Los mismos dones del Espíritu
eran convertidos en instrumentos de pecado; porque los que poseían los más
atractivos dones, tales como los de milagros y lenguas, eran demasiado afectos
a exhibirlos, y los volvieron motivos de jactancia.
Esto produjo confusión
y aun desorden, porque algunas veces dos o tres de los que hablaban en lenguas
emitían a la vez sus exclamaciones ininteligibles, de suerte que, como dijo
Pablo, si entrara en sus reuniones algún extraño diría que todos estaban locos.
Los profetas hablaban
hasta el fastidio, y muchos se apresuraban a tomar parte en los cultos.
Pablo tuvo que
reprender estas extravagancias muy severamente, insistiendo en el principio de
que los espíritus de los profetas están sujetos a los profetas, y que por este
motivo el impulso espiritual no era excusa para el desorden.
Pero hubo otras cosas
todavía peores en la iglesia.
Aun la sagrada cena
del Señor era profanada. Parece que los miembros tenían la costumbre de llevar
consigo a la iglesia el pan y el vino que se necesitaban para este sacramento.
Pero los ricos
llevaban en abundancia y de lo más escogido: y, en lugar de esperar a sus
hermanos más pobres y participar con ellos, comenzaban a comer y beber de una
manera tan glotona que la mesa del Señor algunas veces resonaba con borracheras
y tumultos.
Otro rasgo oscuro
tiene que añadirse a este triste cuadro.
A pesar del beso
fraternal con que terminaban sus reuniones habían caído en rivalidades y
contiendas. Sin duda esto era debido a los elementos heterogéneos reunidos en
la iglesia. Pero se permitió ir al extremo.
Hermanos litigaban
contra hermanos en las cortes paganas en vez de buscar el arbitraje de algún
amigo cristiano.
El cuerpo de los
miembros se dividió en cuatro facciones teológicas.
Algunos llevaban el nombre de Pablo; éstos trataban los escrúpulos de sus
hermanos más débiles acerca de la comida y otras cosas, con desdén.
Otros tomaron el nombre de Apolonios, de Apolos, un maestro elocuente de
Alejandría, el cual visitó a Corinto entre el segundo y tercer viaje de Pablo.
Estos eran del partido
filosófico, negaban la doctrina de la resurrección, porque creían que era
absurdo suponer que los átomos esparcidos del cuerpo muerto pudieran reunirse.
El tercer partido tomó el nombre de Pedro, o Cefas, como en su purismo hebreo
prefirieron llamarle.

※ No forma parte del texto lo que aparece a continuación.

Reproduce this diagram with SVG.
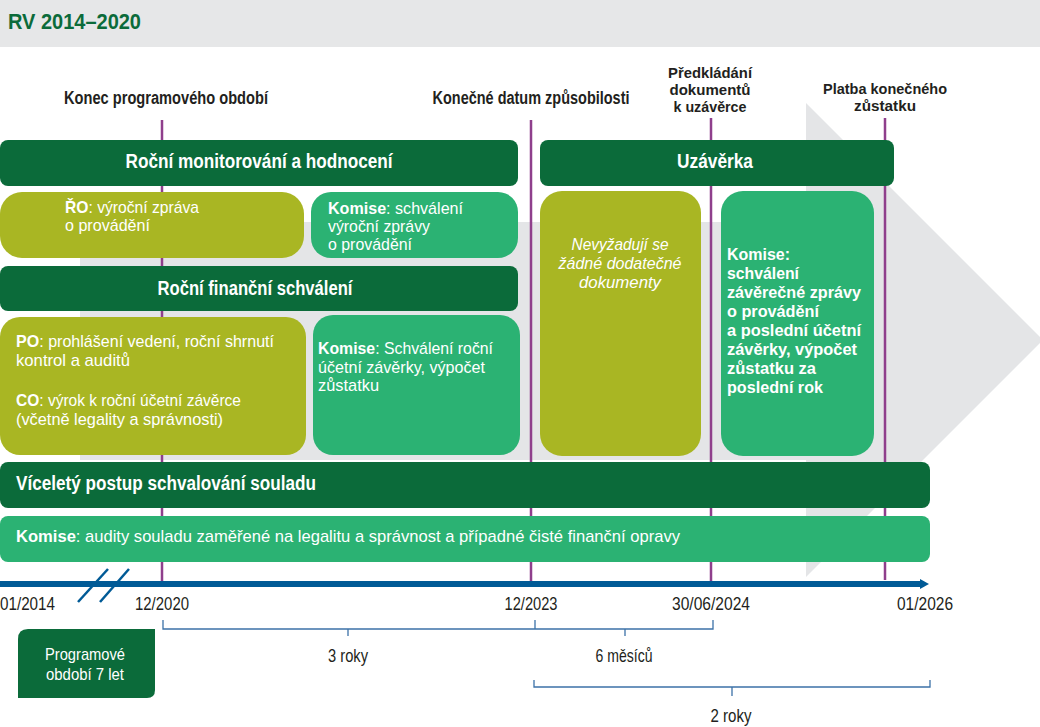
<svg xmlns="http://www.w3.org/2000/svg" width="1040" height="727" viewBox="0 0 1040 727">
<style>
text{font-family:"Liberation Sans",Arial,sans-serif;}
.lbl{font-size:18px;font-weight:bold;fill:#231f20;}
.lbs{font-size:15.5px;font-weight:bold;fill:#231f20;}
.date{font-size:19px;fill:#231f20;}
.bar{fill:#0b6b3a;}
.olive{fill:#a9b623;}
.green{fill:#2bb273;}
.bt{font-size:20px;font-weight:bold;fill:#fff;}
.tx{font-size:17px;fill:#fff;}
.fx{font-size:17px;font-weight:bold;fill:#fff;}
.b{font-weight:bold;}
.pl{stroke:#8f3f8c;stroke-width:2.5;fill:none;}
.br{stroke:#3c72a8;stroke-width:1.3;fill:none;}
</style>
<defs>
<marker id="ah" markerWidth="10" markerHeight="10" refX="0" refY="5" orient="auto" markerUnits="userSpaceOnUse">
<path d="M0,0 L9,5 L0,10 Z" fill="#005a96"/>
</marker>
</defs>
<rect x="0" y="0" width="1040" height="727" fill="#fff"/>
<g id="header">
<rect x="0" y="0" width="1040" height="47" fill="#e6e7e8"/>
<text x="8" y="29" font-size="22" font-weight="bold" fill="#0b6b3a" textLength="133" lengthAdjust="spacingAndGlyphs">RV 2014–2020</text>
</g>
<g id="bg-arrow">
<path d="M80,222 L806,222 L806,103 L1043,340 L806,577 L806,460 L80,460 Z" fill="#e4e5e7"/>
</g>
<g id="connectors">
<line class="pl" x1="162" y1="120" x2="162" y2="583"/>
<line class="pl" x1="531" y1="120" x2="531" y2="583"/>
<line class="pl" x1="711" y1="118" x2="711" y2="583"/>
<line class="pl" x1="885" y1="118" x2="885" y2="580"/>
</g>
<g id="top-labels">
<text class="lbl" x="166" y="104" text-anchor="middle" textLength="204" lengthAdjust="spacingAndGlyphs">Konec programového období</text>
<text class="lbl" x="531" y="104" text-anchor="middle" textLength="197" lengthAdjust="spacingAndGlyphs">Konečné datum způsobilosti</text>
<text class="lbs" x="710" y="78" text-anchor="middle" textLength="84" lengthAdjust="spacingAndGlyphs">Předkládání</text>
<text class="lbs" x="710" y="95" text-anchor="middle" textLength="81" lengthAdjust="spacingAndGlyphs">dokumentů</text>
<text class="lbs" x="710" y="112" text-anchor="middle" textLength="73" lengthAdjust="spacingAndGlyphs">k uzávěrce</text>
<text class="lbs" x="885" y="94" text-anchor="middle" textLength="124" lengthAdjust="spacingAndGlyphs">Platba konečného</text>
<text class="lbs" x="885" y="111" text-anchor="middle" textLength="62" lengthAdjust="spacingAndGlyphs">zůstatku</text>
</g>
<g id="bar-monitoring">
<rect class="bar" x="0" y="140" width="518" height="46" rx="8"/>
<text class="bt" x="259" y="168" text-anchor="middle" textLength="267" lengthAdjust="spacingAndGlyphs">Roční monitorování a hodnocení</text>
</g>
<g id="bar-uzaverka">
<rect class="bar" x="540" y="140" width="354" height="46" rx="8"/>
<text class="bt" x="715" y="168" text-anchor="middle" textLength="76" lengthAdjust="spacingAndGlyphs">Uzávěrka</text>
</g>
<g id="box-ro">
<rect class="olive" x="0" y="192" width="304" height="66" rx="22"/>
<text class="tx" x="65" y="213" textLength="134" lengthAdjust="spacingAndGlyphs"><tspan class="b">ŘO</tspan>: výroční zpráva</text>
<text class="tx" x="65" y="231" textLength="85" lengthAdjust="spacingAndGlyphs">o provádění</text>
</g>
<g id="box-komise-1">
<rect class="green" x="311" y="192" width="207" height="66" rx="20"/>
<text class="tx" x="328" y="214" textLength="135" lengthAdjust="spacingAndGlyphs"><tspan class="b">Komise</tspan>: schválení</text>
<text class="tx" x="328" y="232" textLength="102" lengthAdjust="spacingAndGlyphs">výroční zprávy</text>
<text class="tx" x="328" y="250" textLength="84" lengthAdjust="spacingAndGlyphs">o provádění</text>
</g>
<g id="bar-financni">
<rect class="bar" x="0" y="266" width="518" height="45" rx="8"/>
<text class="bt" x="255" y="295" text-anchor="middle" textLength="195" lengthAdjust="spacingAndGlyphs">Roční finanční schválení</text>
</g>
<g id="box-po-co">
<rect class="olive" x="0" y="317" width="306" height="138" rx="20"/>
<text class="tx" x="16" y="347" textLength="258" lengthAdjust="spacingAndGlyphs"><tspan class="b">PO</tspan>: prohlášení vedení, roční shrnutí</text>
<text class="tx" x="16" y="366" textLength="114" lengthAdjust="spacingAndGlyphs">kontrol a auditů</text>
<text class="tx" x="16" y="406" textLength="225" lengthAdjust="spacingAndGlyphs"><tspan class="b">CO</tspan>: výrok k roční účetní závěrce</text>
<text class="tx" x="16" y="425" textLength="207" lengthAdjust="spacingAndGlyphs">(včetně legality a správnosti)</text>
</g>
<g id="box-komise-2">
<rect class="green" x="313" y="315" width="207" height="140" rx="20"/>
<text class="tx" x="318" y="354" textLength="175" lengthAdjust="spacingAndGlyphs"><tspan class="b">Komise</tspan>: Schválení roční</text>
<text class="tx" x="318" y="373" textLength="167" lengthAdjust="spacingAndGlyphs">účetní závěrky, výpočet</text>
<text class="tx" x="318" y="391" textLength="61" lengthAdjust="spacingAndGlyphs">zůstatku</text>
</g>
<g id="box-nevyzaduji">
<rect class="olive" x="540" y="191" width="161" height="265" rx="22"/>
<text class="tx" x="620" y="250" text-anchor="middle" font-style="italic" textLength="97" lengthAdjust="spacingAndGlyphs">Nevyžadují se</text>
<text class="tx" x="620" y="269" text-anchor="middle" font-style="italic" textLength="123" lengthAdjust="spacingAndGlyphs">žádné dodatečné</text>
<text class="tx" x="620" y="288" text-anchor="middle" font-style="italic" textLength="82" lengthAdjust="spacingAndGlyphs">dokumenty</text>
</g>
<g id="box-komise-final">
<rect class="green" x="721" y="191" width="153" height="265" rx="22"/>
<text class="fx" x="727" y="260" textLength="63" lengthAdjust="spacingAndGlyphs">Komise:</text>
<text class="fx" x="727" y="279" textLength="72" lengthAdjust="spacingAndGlyphs">schválení</text>
<text class="fx" x="727" y="298" textLength="134" lengthAdjust="spacingAndGlyphs">závěrečné zprávy</text>
<text class="fx" x="727" y="317" textLength="92" lengthAdjust="spacingAndGlyphs">o provádění</text>
<text class="fx" x="727" y="336" textLength="134" lengthAdjust="spacingAndGlyphs">a poslední účetní</text>
<text class="fx" x="727" y="355" textLength="130" lengthAdjust="spacingAndGlyphs">závěrky, výpočet</text>
<text class="fx" x="727" y="374" textLength="89" lengthAdjust="spacingAndGlyphs">zůstatku za</text>
<text class="fx" x="727" y="393" textLength="96" lengthAdjust="spacingAndGlyphs">poslední rok</text>
</g>
<g id="bar-vicelety">
<rect class="bar" x="0" y="462" width="930" height="46" rx="8"/>
<text class="bt" x="16" y="490" font-size="19" textLength="300" lengthAdjust="spacingAndGlyphs">Víceletý postup schvalování souladu</text>
</g>
<g id="bar-komise-audity">
<rect class="green" x="0" y="516" width="930" height="46" rx="8"/>
<text class="tx" x="16" y="542" font-size="18" textLength="664" lengthAdjust="spacingAndGlyphs"><tspan class="b">Komise</tspan>: audity souladu zaměřené na legalitu a správnost a případné čisté finanční opravy</text>
</g>
<g id="timeline">
<line x1="0" y1="584" x2="920" y2="584" stroke="#005a96" stroke-width="6" marker-end="url(#ah)"/>
<line x1="78" y1="602" x2="108" y2="569" stroke="#005a96" stroke-width="2.5"/>
<line x1="100" y1="602" x2="129" y2="569" stroke="#005a96" stroke-width="2.5"/>
<text class="date" x="0" y="610" textLength="55" lengthAdjust="spacingAndGlyphs">01/2014</text>
<text class="date" x="162" y="610" text-anchor="middle" textLength="54" lengthAdjust="spacingAndGlyphs">12/2020</text>
<text class="date" x="531" y="610" text-anchor="middle" textLength="53" lengthAdjust="spacingAndGlyphs">12/2023</text>
<text class="date" x="711" y="610" text-anchor="middle" textLength="78" lengthAdjust="spacingAndGlyphs">30/06/2024</text>
<text class="date" x="925" y="610" text-anchor="middle" textLength="56" lengthAdjust="spacingAndGlyphs">01/2026</text>
</g>
<g id="brackets">
<path class="br" d="M163,620 V629 H713 V620 M535,620 V629 M348,629 V636 M625,629 V636"/>
<path class="br" d="M534,680 V687 H930 V680 M732,687 V696"/>
<text class="date" x="348" y="662" text-anchor="middle" textLength="40" lengthAdjust="spacingAndGlyphs">3 roky</text>
<text class="date" x="624" y="662" text-anchor="middle" textLength="57" lengthAdjust="spacingAndGlyphs">6 měsíců</text>
<text class="date" x="731" y="722" text-anchor="middle" textLength="41" lengthAdjust="spacingAndGlyphs">2 roky</text>
</g>
<g id="box-programove">
<path d="M28,629 H155 V690 Q155,698 147,698 H18 V639 Q18,629 28,629 Z" fill="#0b6b3a"/>
<text x="85" y="660" text-anchor="middle" font-size="17" fill="#fff" textLength="80" lengthAdjust="spacingAndGlyphs">Programové</text>
<text x="85" y="680" text-anchor="middle" font-size="17" fill="#fff" textLength="78" lengthAdjust="spacingAndGlyphs">období 7 let</text>
</g>
</svg>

Estos eran judíos apocados que objetaron a la liberalidad
de las opiniones de Pablo.
El cuarto partido pretendió ser superior a todos los demás, y se llamaron
simplemente cristianos.
Estos eran los
sectarios más intransigentes de todos, y rechazaron la autoridad de Pablo con
malicioso desdén.
Inferencias
Tal es el variado
cuadro de una de las iglesias de Pablo, presentado en una de sus epístolas, y
que nos muestra varias cosas con mucha expresión.
Muestra, por ejemplo,
cuan excepcionales eran su mente y su carácter aun en aquella época, y qué
bendición para la naciente iglesia eran sus dones y gracias de sentido común,
de grande simpatía unida con firmeza concienzuda, de pureza personal, y de
honor.
Muestra que no hemos
de buscar la "edad de oro"
del cristianismo en el pasado sino en el futuro.
Muestra cuan peligroso
es creer que la regla de costumbres eclesiásticas de aquella época debe normar
todas las épocas.
Evidentemente todas
las costumbres eclesiásticas estaban en su edad experimental.
En verdad, en los
últimos escritos de Pablo encontramos el cuadro de un estado de cosas muy
diferente, en que el culto y la disciplina de la iglesia estuvieron mucho más
fijos y arreglados.
No debemos remontarnos
a este tiempo primitivo para encontrar el modelo de la maquinaria eclesiástica,
sino para ver un espectáculo de poder espiritual nuevo y transformador.
Esto es lo que siempre
atraerá hacia la edad apostólica los ojos de los cristianos, pues el poder del
Espíritu Santo obraba en todos los miembros; emociones desconocidas llenaban
todos sus pechos, y todos sentían que la mañana de una nueva revelación les había
visitado; vida, amor y luz, se difundían por todas partes.
Aun los vicios de la
iglesia eran debidos a las irregularidades de la vida abundante, por falta de
la cual, el orden inanimado de muchas generaciones subsecuentes ha sido una
débil compensación.
Digamos las
palabras del Apóstol Pablo "y ya no vivo yo, más vive Cristo en mí".